The conductor on the rear end will listen for 3 blasts of the whistle informing him we are going to back up and make another run for the hill. The operator has the block signal clear for a southbound move. You slowly release the independent brake and the train starts down the hill. You start opening the throttle to get the slack bunched, start applying the air brake and stop near the depot. Notice the action and response when the units were slipping? This is what I meant by putting on the unit.

We now feel that the 3 units will pull the train over the hill and with the extra speed by starting at the depot. We hit the curve, this time we are running about 25 mph. This will put us past the 2% grade. The units will pull 1300-1350 amps on the steepest part of the hill and about 1150 amps on the rest of the hill.

We are about 30 car lengths past the curve at the top of the 2% and the Ford Meter Box factory switch is located here. The units hit the frog and switch points and start slipping. This was because the yard engine has been here earlier and had a scrap car and was leaking oil on the rail. We lose speed due to the slipping and lay down on the hill. The units will take the train over the hill from this location. With this in mind, I whistle the back up signal and let the train start rolling backward, applying 10 lbs. of air, start coming out on the throttle to bunch the slack and with the sand running on the oil slick rail. With a full service reduction of the brakes the train comes to a stop, slack bunched. With the older AB control valves on these cars (until about 1973) I would count the release.

What I mean by counting the release is this. When you place the brake valve in running position start counting, 1-2-3 etc., not the 1001 for a second, just a tad faster. While counting, have the throttle in the #1 position. Upon reaching the count of 13 or 14, release the engine brake and lively but not roughly, take the slack out of the head 40 cars which is about how many would be released when you started pulling. You have the front half of the train moving and the brakes are releasing as you are pulling on the rear end, one car at a time, and start the cab almost with a passenger train start. By having the sand on coming back, our slipping problem is under control and I will run with reduced throttle after the hill is made due to the high amperage to let traction motors cool. The next stop for work is Claypool.

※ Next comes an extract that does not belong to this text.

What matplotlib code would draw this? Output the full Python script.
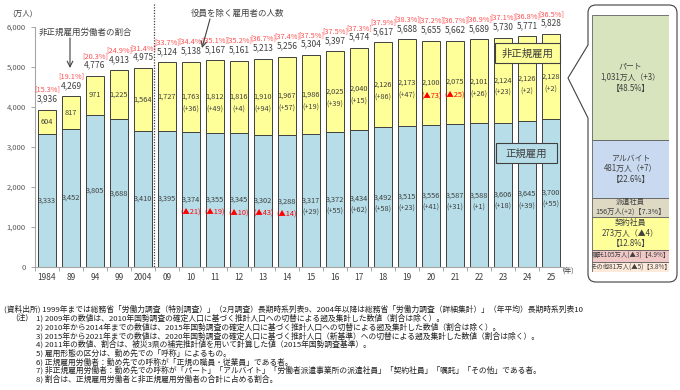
import matplotlib
matplotlib.use('Agg')
import matplotlib.pyplot as plt
from matplotlib.patches import PathPatch, Rectangle
from matplotlib.path import Path
import numpy as np

plt.rcParams['font.family'] = ['Noto Sans CJK JP', 'DejaVu Sans']

# ---------------- data ----------------
years = ['1984', '89', '94', '99', '2004', '09', '10', '11', '12', '13', '14',
         '15', '16', '17', '18', '19', '20', '21', '22', '23', '24', '25']
regular = [3333, 3452, 3805, 3688, 3410, 3395, 3374, 3355, 3345, 3302, 3288,
           3317, 3372, 3434, 3492, 3515, 3556, 3587, 3588, 3606, 3645, 3700]
nonregular = [604, 817, 971, 1225, 1564, 1727, 1763, 1812, 1816, 1910, 1967,
              1986, 2025, 2040, 2126, 2173, 2100, 2075, 2101, 2124, 2126, 2128]
totals = [3936, 4269, 4776, 4913, 4975, 5124, 5138, 5167, 5161, 5213, 5256,
          5304, 5397, 5474, 5617, 5688, 5655, 5662, 5689, 5730, 5771, 5828]
ratios = [15.3, 19.1, 20.3, 24.9, 31.4, 33.7, 34.4, 35.1, 35.2, 36.7, 37.4,
          37.5, 37.5, 37.3, 37.9, 38.3, 37.2, 36.7, 36.9, 37.1, 36.8, 36.5]
reg_change = [None, None, None, None, None, None, -21, -19, -10, -43, -14,
              29, 55, 62, 58, 23, 41, 31, 1, 18, 39, 55]
nonreg_change = [None, None, None, None, None, None, 36, 49, 4, 94, 57,
                 19, 39, 15, 86, 47, -73, -25, 26, 23, 2, 2]

bd_labels = ['パート', 'アルバイト', '派遣社員', '契約社員', '嘱託', 'その他']
bd_values = [1031, 481, 156, 273, 105, 81]
bd_changes = [3, 7, 2, -4, -3, -5]
bd_shares = [48.5, 22.6, 7.3, 12.8, 4.9, 3.8]
bd_colors = ['#d7e4bd', '#c9daf0', '#ddd9c3', '#ffff99', '#f0c8c6', '#fdeada']

note_source = '(資料出所) 1999年までは総務省「労働力調査（特別調査）」（2月調査）長期時系列表9、2004年以降は総務省「労働力調査（詳細集計）」（年平均）長期時系列表10'
notes = [
    '1) 2009年の数値は、2010年国勢調査の確定人口に基づく推計人口への切替による遡及集計した数値（割合は除く）。',
    '2) 2010年から2014年までの数値は、2015年国勢調査の確定人口に基づく推計人口への切替による遡及集計した数値（割合は除く）。',
    '3) 2015年から2021年までの数値は、2020年国勢調査の確定人口に基づく推計人口（新基準）への切替による遡及集計した数値（割合は除く）。',
    '4) 2011年の数値、割合は、被災3県の補完推計値を用いて計算した値（2015年国勢調査基準）。',
    '5) 雇用形態の区分は、勤め先での「呼称」によるもの。',
    '6) 正規雇用労働者：勤め先での呼称が「正規の職員・従業員」である者。',
    '7) 非正規雇用労働者：勤め先での呼称が「パート」「アルバイト」「労働者派遣事業所の派遣社員」「契約社員」「嘱託」「その他」である者。',
    '8) 割合は、正規雇用労働者と非正規雇用労働者の合計に占める割合。',
]

# ---------------- figure ----------------
W, H = 680, 390
fig = plt.figure(figsize=(W / 100, H / 100), dpi=100)

def fa(l, t, r, b):
    return [l / W, 1 - b / H, (r - l) / W, (b - t) / H]

ax = fig.add_axes(fa(35, 27, 563, 267))
x = np.arange(len(years))
bw = 0.79
ax.bar(x, regular, width=bw, color='#b7dee8', edgecolor='#404040', linewidth=0.7, zorder=2)
ax.bar(x, nonregular, bottom=regular, width=bw, color='#ffff99', edgecolor='#404040',
       linewidth=0.7, zorder=2)
ax.set_xlim(-0.456, 21.4)
ax.set_ylim(0, 6000)

dark = '#404040'
red = '#ff0000'

def chg_text(c):
    return f'(▲{-c})' if c < 0 else f'(+{c})'

for i in range(len(years)):
    top = regular[i] + nonregular[i]
    ax.text(i, top + 270, f'{totals[i]:,}', ha='center', va='center', fontsize=6, color=dark)
    ax.text(i, top + 500, f'[{ratios[i]:.1f}%]', ha='center', va='center', fontsize=5.3,
            color='#ff5050')
    rc = regular[i] / 2
    ax.text(i, rc, f'{regular[i]:,}', ha='center', va='center', fontsize=5.3, color=dark, zorder=3)
    if reg_change[i] is not None:
        ax.text(i, rc - 300, chg_text(reg_change[i]), ha='center', va='center', fontsize=5.3,
                color=red if reg_change[i] < 0 else dark, zorder=3)
    nc = regular[i] + nonregular[i] / 2
    ax.text(i, nc, f'{nonregular[i]:,}', ha='center', va='center', fontsize=5.3, color=dark, zorder=3)
    if nonreg_change[i] is not None:
        ax.text(i, nc - 320, chg_text(nonreg_change[i]), ha='center', va='center', fontsize=5.3,
                color=red if nonreg_change[i] < 0 else dark, zorder=3)

ax.set_yticks(range(0, 6001, 1000))
ax.set_yticklabels([f'{v:,}' for v in range(0, 6001, 1000)])
ax.tick_params(axis='y', labelsize=5.5, labelcolor='#595959', color='#a6a6a6', length=3, width=0.7)
ax.set_xticks(x)
ax.set_xticklabels(years)
ax.tick_params(axis='x', which='major', length=0, labelsize=6, labelcolor=dark, pad=4)
ax.set_xticks(np.arange(-0.5, len(years), 1), minor=True)
ax.tick_params(axis='x', which='minor', length=3, color='#a6a6a6', width=0.7)
for s in ['top', 'right']:
    ax.spines[s].set_visible(False)
for s in ['left', 'bottom']:
    ax.spines[s].set_color('#a6a6a6')
    ax.spines[s].set_linewidth(0.8)

# ---------------- overlay (annotations) ----------------
ov = fig.add_axes([0, 0, 1, 1], zorder=10)
ov.set_xlim(0, W)
ov.set_ylim(H, 0)
ov.axis('off')
ov.patch.set_alpha(0)

ov.plot([154, 154], [4, 267], ls=(0, (1, 1.2)), color=dark, lw=0.9)
ov.text(12, 14, '(万人)', fontsize=5.5, va='center', color=dark)
ov.text(39, 32, '非正規雇用労働者の割合', fontsize=6.1, va='center', color=dark)
ov.annotate('', xy=(70, 68), xytext=(70, 38),
            arrowprops=dict(arrowstyle='->', color=dark, lw=0.8, shrinkA=0, shrinkB=0))
ov.text(191, 13, '役員を除く雇用者の人数', fontsize=6.1, va='center', color=dark)
ov.annotate('', xy=(202, 48), xytext=(210, 19),
            arrowprops=dict(arrowstyle='->', color=dark, lw=0.8, shrinkA=0, shrinkB=0))
ov.text(562, 271, '(年)', fontsize=5, va='center', color=dark)

ov.add_patch(Rectangle((495, 43), 65, 20, fc='#ffff99', ec=dark, lw=0.8))
ov.text(527.5, 53.5, '非正規雇用', ha='center', va='center', fontsize=7.5, color=dark)
ov.add_patch(Rectangle((496, 143), 61, 20, fc='#b7dee8', ec=dark, lw=0.8))
ov.text(526.5, 153.5, '正規雇用', ha='center', va='center', fontsize=7.5, color=dark)

# rounded callout box
L, R, T, B, r = 588, 677, 5, 282, 8
verts = [(L + r, T), (R - r, T), (R, T), (R, T + r), (R, B - r), (R, B), (R - r, B),
         (L + r, B), (L, B), (L, B - r), (L, 118), (568, 78), (L, 45), (L, T + r), (L, T),
         (L + r, T), (L + r, T)]
codes = [Path.MOVETO, Path.LINETO, Path.CURVE3, Path.CURVE3, Path.LINETO, Path.CURVE3,
         Path.CURVE3, Path.LINETO, Path.CURVE3, Path.CURVE3, Path.LINETO, Path.LINETO,
         Path.LINETO, Path.LINETO, Path.CURVE3, Path.CURVE3, Path.CLOSEPOLY]
ov.add_patch(PathPatch(Path(verts, codes), fc='white', ec=dark, lw=0.8))

nfs = 5.6
ncol = '#202020'
ov.text(4, 312, note_source, fontsize=nfs, va='baseline', color=ncol)
for k, line in enumerate(notes):
    y = 312 + (k + 1) * 8.7
    if k == 0:
        ov.text(15, y, '(注)', fontsize=nfs, va='baseline', color=ncol)
    ov.text(36, y, line, fontsize=nfs, va='baseline', color=ncol)

# ---------------- breakdown panel ----------------
rax = fig.add_axes(fa(592, 15, 669, 272), zorder=20)
cum = 0
for lab, v, c, s, col in zip(bd_labels, bd_values, bd_changes, bd_shares, bd_colors):
    rax.bar(0, v, bottom=cum, width=1, color=col, edgecolor='#606060', linewidth=0.6)
    ctext = f'▲{-c}' if c < 0 else f'+{c}'
    if v >= 250:
        txt = f'{lab}\n{v:,}万人（{ctext}）\n【{s}%】'
        fs = 5.7
    elif v >= 150:
        txt = f'{lab}\n{v:,}万人({ctext})【{s}%】'
        fs = 5.2
    else:
        txt = f'{lab}{v:,}万人({ctext})【{s}%】'
        fs = 4.6
    rax.text(0, cum + v / 2, txt, ha='center', va='center', fontsize=fs, color=dark,
             linespacing=1.25)
    cum += v
rax.set_xlim(-0.5, 0.5)
rax.set_ylim(cum, 0)
rax.axis('off')

fig.savefig('out.png', dpi=100)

The next example required a train that was slightly under tonnage. Say a unit died and of course the train stops. You are again beyond the 2% grade with the power and you can hold the train with the engine brake. Until the 7600's and the 3000's the reverse drum reacted with the position of the reverse lever. If the reverse is in neutral and placed in reverse the drum instantly rotates to the reverse position and you can open the throttle and have power. On the 7600's and newer units you went from neutral to reverse and the drum did not turn until the throttle was opened to #1 position. This delay in the reverse was why you could not do with newer units this little trick we did with the older units.

We have the units started and back on the line but we would like to have just a little bit of slack to get the engine and train moving. If you try a straight hard pull and one of the units slips you could pull a knuckle or drawbar. You place the lever in reverse, place the throttle in #2, release the engine brake, the unit moves backward quickly, close the throttle, throw the reverse in forward, pull the throttle out to #3 or 4 and feel for the slack or movement of the train and go down to #1 or 2 until you can feel the train moving and continue on up the hill in higher throttle position. All these moves must be fast, very fast.

I hope this explains what I meant by wearing and putting on the engine. This same theory is also used when working the air and general train handling.

Maurice Lewman

Maurice worked the Michigan Division from 1947-1981. He then worked on the Bee Line from 1981-1992. From 1947 until august 1950, he worked on the section at Shirley and Markleville. In 1950 he started firing on steam and then on through the diesels. Maurice said, "I had the pleasure of working with C. C. Staley and Ron Buser many times."